Ora, novamente, levando em consideração que se está a tratar da garantia do princípio da não-cumulatividade, cujo exercício pleno ou parcial é uma faculdade do contribuinte, parece possível dizer que a nova lei lhe outorgou a faculdade de calibrar o “valor atribuído” a fim de transferir, integralmente ou não, os créditos das operações anteriores relacionados à mercadoria enviada de um para outro estabelecimento da mesma empresa.
E isto lembrando, uma vez mais, que as variáveis relativas ao potencial acúmulo de crédito no estabelecimento remetente da mercadoria e à possibilidade de absorção do crédito no destino, mediante compensação com o ICMS que incidirá na futura saída realizada pelo estabelecimento destinatário da transferência.
Tomada a sistemática anterior ao julgamento da ADC 49 – que, eventualmente, o Congresso Nacional poderia ter decido repetir na Lei Complementar nº 204/2023 – a incidência na transferência interestadual surtia o efeito perverso de gerar crédito acumulado do imposto, o que, nos moldes do artigo 25, § 2º, da Lei Complementar nº 87/1996, somente poderia ser efetivamente aproveitado pelo sujeito passivo se assim permitisse a legislação estadual (o que, por vezes, não acontece).
Imaginando-se o contribuinte que comprou uma mercadoria por R$ 100,00, recolhendo 18% de ICMS, e que, posteriormente, a transferiu a outra Unidade da Federação, com o destaque de 12%, a sua operação automaticamente gerava o acúmulo de R$ 6,00 de crédito. Enquanto isso, no estabelecimento destinatário, o imposto a ser aproveitado como crédito para compensação na operação posterior era de apenas R$ 12,00.
Ao que tudo indica, a Lei Complementar nº 204/2023 buscou outro caminho para lidar com a situação, permitindo ao contribuinte “atribuir” à sua transferência um valor que lhe parecer adequado, para o efeito de transferir total ou parcialmente o crédito da operação anterior.
No exemplo dado acima, ao invés dos R$ 100,00 correspondentes à entrada mais recente (regra essa eliminada com a revogação do artigo 13, § 4º), poderia indicar o “valor atribuído” de R$ 150,00. Com isso, ao calcular o ICMS a ser transferido pela alíquota interestadual de 12%, o contribuinte chegaria aos mesmos R$ 18,00 que oneraram a operação anterior, assim realizando, de modo mais pleno, o princípio da não-cumulatividade.
A liberdade de atribuição do valor à transferência, no entanto, encontraria como limite precisamente o montante do crédito advindo da operação anterior. Afinal, havendo excesso no valor indicado na forma do artigo 12, § 4º, inc. I, o contribuinte estaria a transportar para o destino créditos não relacionados à mercadoria transferida, o que seria irregular.
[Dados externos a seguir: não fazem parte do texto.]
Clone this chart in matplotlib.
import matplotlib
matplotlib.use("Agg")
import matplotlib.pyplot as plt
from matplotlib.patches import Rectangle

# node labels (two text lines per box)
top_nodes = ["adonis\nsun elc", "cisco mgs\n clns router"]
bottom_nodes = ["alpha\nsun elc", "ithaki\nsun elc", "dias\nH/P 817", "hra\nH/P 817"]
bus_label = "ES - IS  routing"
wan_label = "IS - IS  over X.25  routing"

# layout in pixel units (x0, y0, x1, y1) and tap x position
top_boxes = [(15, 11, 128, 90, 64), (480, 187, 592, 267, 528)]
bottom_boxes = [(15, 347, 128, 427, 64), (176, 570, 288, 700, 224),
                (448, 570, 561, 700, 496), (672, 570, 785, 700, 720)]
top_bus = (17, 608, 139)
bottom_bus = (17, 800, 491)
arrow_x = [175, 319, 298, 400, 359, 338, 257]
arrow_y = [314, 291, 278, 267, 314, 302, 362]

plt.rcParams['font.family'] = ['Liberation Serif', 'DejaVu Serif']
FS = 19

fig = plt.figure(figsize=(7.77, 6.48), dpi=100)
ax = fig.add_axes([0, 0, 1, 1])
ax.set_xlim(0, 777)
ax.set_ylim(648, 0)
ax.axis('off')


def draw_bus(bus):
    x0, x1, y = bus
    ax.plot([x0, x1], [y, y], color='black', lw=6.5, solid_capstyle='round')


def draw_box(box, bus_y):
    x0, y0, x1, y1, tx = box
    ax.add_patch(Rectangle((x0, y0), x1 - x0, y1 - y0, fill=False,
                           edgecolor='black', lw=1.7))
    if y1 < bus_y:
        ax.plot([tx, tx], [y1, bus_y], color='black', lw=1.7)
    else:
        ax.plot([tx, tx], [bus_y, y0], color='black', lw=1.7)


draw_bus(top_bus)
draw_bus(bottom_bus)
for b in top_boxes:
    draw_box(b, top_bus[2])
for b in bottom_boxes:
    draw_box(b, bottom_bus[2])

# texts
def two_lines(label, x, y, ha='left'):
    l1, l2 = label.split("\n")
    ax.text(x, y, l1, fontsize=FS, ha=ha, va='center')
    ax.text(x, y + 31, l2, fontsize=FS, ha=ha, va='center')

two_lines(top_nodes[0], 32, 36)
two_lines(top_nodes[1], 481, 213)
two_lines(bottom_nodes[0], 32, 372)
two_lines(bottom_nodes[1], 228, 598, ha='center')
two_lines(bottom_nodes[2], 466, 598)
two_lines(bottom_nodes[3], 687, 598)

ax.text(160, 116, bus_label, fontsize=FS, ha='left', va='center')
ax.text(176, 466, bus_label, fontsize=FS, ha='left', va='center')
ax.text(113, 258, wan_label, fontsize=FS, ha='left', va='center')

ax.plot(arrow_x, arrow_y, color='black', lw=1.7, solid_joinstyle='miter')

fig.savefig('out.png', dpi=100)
A confirmar essa leitura possível do artigo 12, § 4º, veja-se que a regra do seu inciso II, quando afirma que a Unidade Federada de origem deverá assegurar a manutenção da diferença entre os créditos das operações anteriores e o ICMS transferido na nota fiscal, afirma que assim ocorrerá apenas “em caso de diferença positiva”. Admite, portanto, a possibilidade de não haver diferença alguma, a depender do “valor atribuído” que vier a ser praticado. Como se vê, é possível que essas e outras discussões derivem do Convênio ICMS nº 178/2023 e da Lei Complementar nº 204/2023, sendo fundamental que, na eventualidade de se considerar qualquer uma das possibilidades acima, o interessado esteja devidamente respaldado na opinião dos seus assessores legais, devendo estas e outras variáveis serem ponderadas para a tomada de qualquer tipo de decisão.